Four days later Mary opened her first Parliament, after hearing the traditional Mass of the Holy Ghost. No time was wasted in passing an Act declaring the marriage of Henry VIII and Katherine of Aragon valid and the Queen legitimate. She was Queen anyway, by Act of Parliament and her father’s will, but, ever anxious to eradicate the unhappy past, it was important to Mary to restore her mother’s honour and her own status. She adopted her mother’s badge of the pomegranate, redolent of Katherine’s native Granada, as her own. Nothing was to be said in this Parliament about reconciliation with Rome, and she had to be content with the repeal of all Edward’s religious legislation, including the Act of Uniformity and the use of the Prayer Book. Protestant services would cease to be legal on 20 December 1553.

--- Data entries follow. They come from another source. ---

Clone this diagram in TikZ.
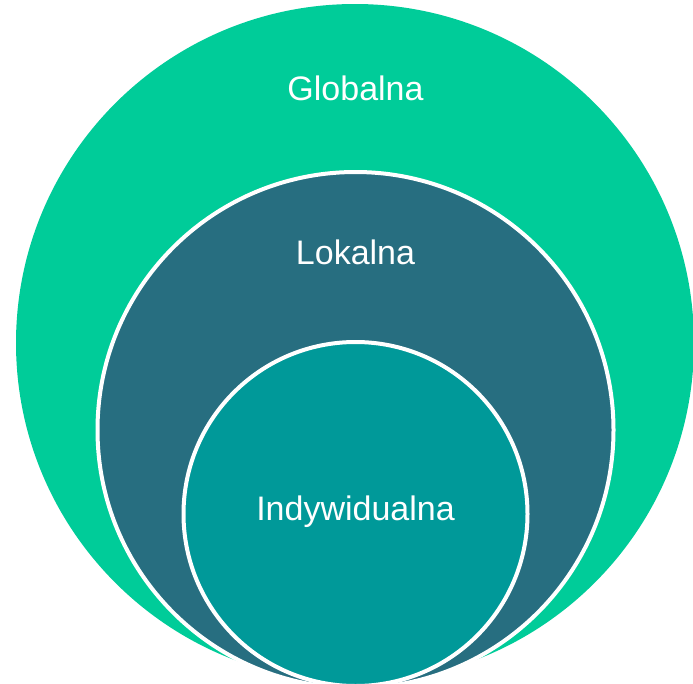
\documentclass[tikz,border=0pt]{standalone}
\usepackage{fontspec}
\setmainfont{Liberation Sans}
\definecolor{cglobal}{RGB}{0,204,153}
\definecolor{clocal}{RGB}{39,110,128}
\definecolor{cindiv}{RGB}{0,153,153}
\begin{document}
\begin{tikzpicture}[x=1pt,y=-1pt,
  ring/.style={circle, inner sep=0pt, outer sep=0pt},
  lbl/.style={text=white, font=\fontsize{34}{40}\selectfont, inner sep=0pt, anchor=base}]
\useasboundingbox (0,0) rectangle (693,683);
\clip (0,0) rectangle (693,683);
\node[ring, fill=cglobal, minimum size=678pt] (global) at (355,343) {};
\node[ring, fill=clocal, draw=white, line width=4pt, minimum size=516pt] (local) at (355.5,430) {};
\node[ring, fill=cindiv, draw=white, line width=4pt, minimum size=344pt] (indiv) at (355.5,514) {};
\node[lbl] (tglobal) at (355.5,100) {Globalna};
\node[lbl] (tlocal) at (355.5,264) {Lokalna};
\node[lbl] (tindiv) at (355.5,520) {Indywidualna};
\end{tikzpicture}
\end{document}
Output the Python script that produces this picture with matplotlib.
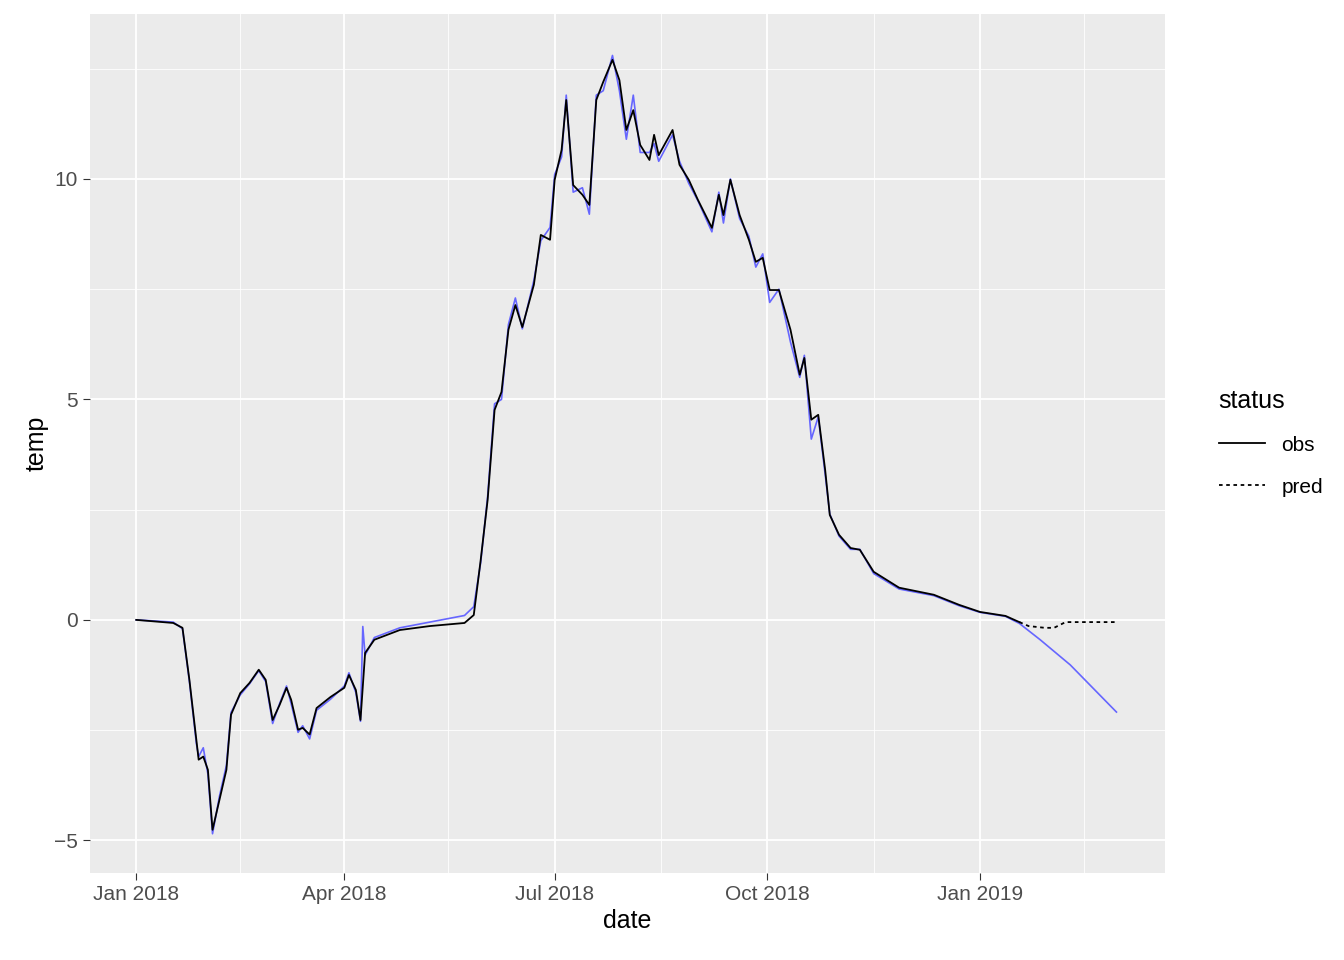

A queen regnant was an anomaly, unprecedented in England. The Act Concerning Regal Power attempted to address the issue, but legislation worked only as far as the character concerned allowed it to. For instance, the sovereign was the fount of all honour, but there were certain roles that Mary, ever conscious of the deficiencies of her sex, was reluctant to fulfil. At the Knights of the Bath ceremony prior to her coronation, she sent Lord Arundel, the Great Master of the Household, to represent her. It was not a ceremony she could undergo herself, since the knights plunged naked into the bath and kissed the monarch’s shoulder. But Mary also abrogated her sovereign right two days later, when she allowed Arundel to dub a larger group of knights who were fully dressed. It seems that Mary felt precluded by her sex from participating in these traditional displays of male chivalry or in any way trying to emulate a king who was de facto leader in the military field. She showed no interest in tournaments or in encouraging the nobles and gentlemen of her court in feats of chivalry – a pity, because they could so easily have been turned to her advantage, as Elizabeth was later to do with the Accession Day tilts.
The one indisputable duty of a queen was to marry and produce an heir. Mary had already made up her mind. If the people were worried about her religious intentions, they would like her choice of husband even less.